Ottawa Citizen  A small-town mayor and two councillors will be charged with breach of trust.
CBC News  Children are injured on playground equipment at increasing rates.
CTV News  A woman who killed two sons in Alberta was found dead in Australia.
National Newswatch  Sen. Mike Duffy visited the Prime Minister’s Office after a troubling audit.

What you might have missed

THE NATIONAL Arctic crash. The three victims of a mysterious helicopter crash in Canada’s arctic waters died of hypothermia, according to an autopsy, not from the incident itself. The three men, members of the Coast Guard aboard the icebreaker HMCS Amundsen, had set off to find a route for the ship. They sent out no distress call before the crash.
THE GLOBAL French murder. A French jeweller, Stephan Turk, was charged with voluntary homicide after he shot—and killed—a 19-year-old robber who’d escaped his store.

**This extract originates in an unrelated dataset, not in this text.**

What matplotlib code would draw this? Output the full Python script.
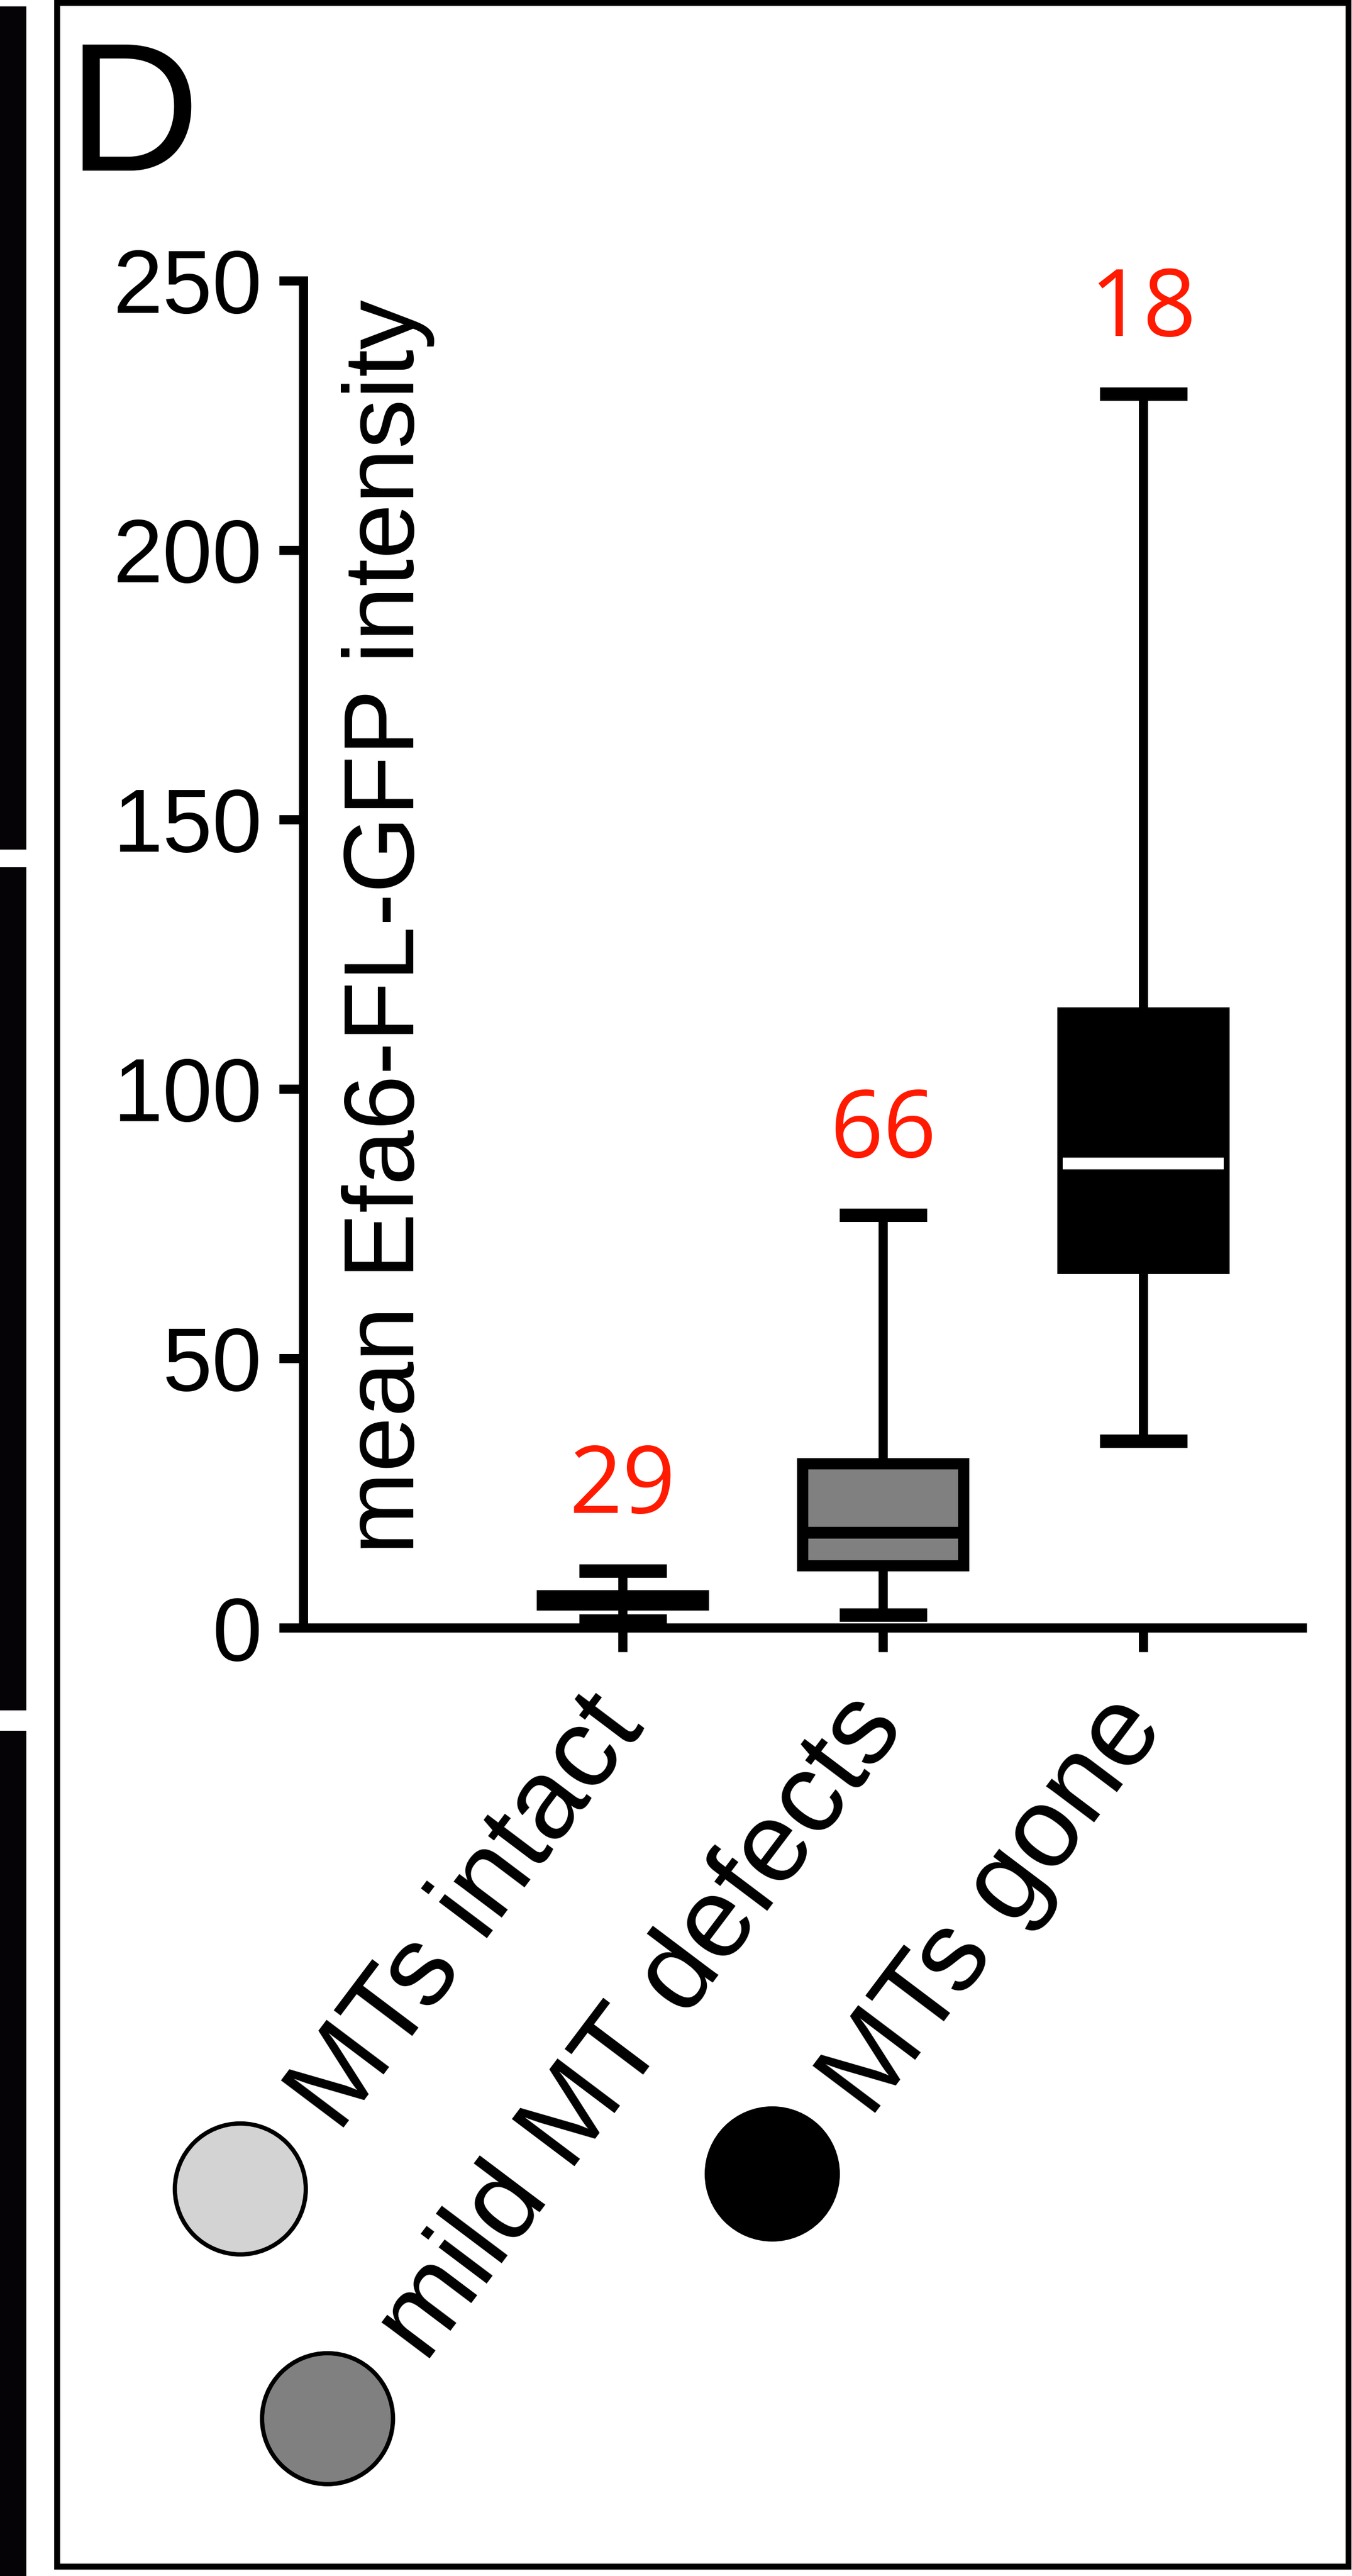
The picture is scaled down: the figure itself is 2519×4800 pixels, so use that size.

Protesters in Nice are defending Turk’s action as self-defence, while the robber’s defenders decry vigilante justice as irresponsible. Armed robberies have apparently increased in recent years.
THE QUIRKY Rats. Parks Canada is hoping to eradicate rat populations on two islands off B.C.’s coast. The agency will drop poison pellets from helicopters on Murchison and Faraday islands, where rats—who have no natural predators—have decimated bird populations. The assault is part of a five-year, $2.5-million campaign to restore the islands’ natural habitat.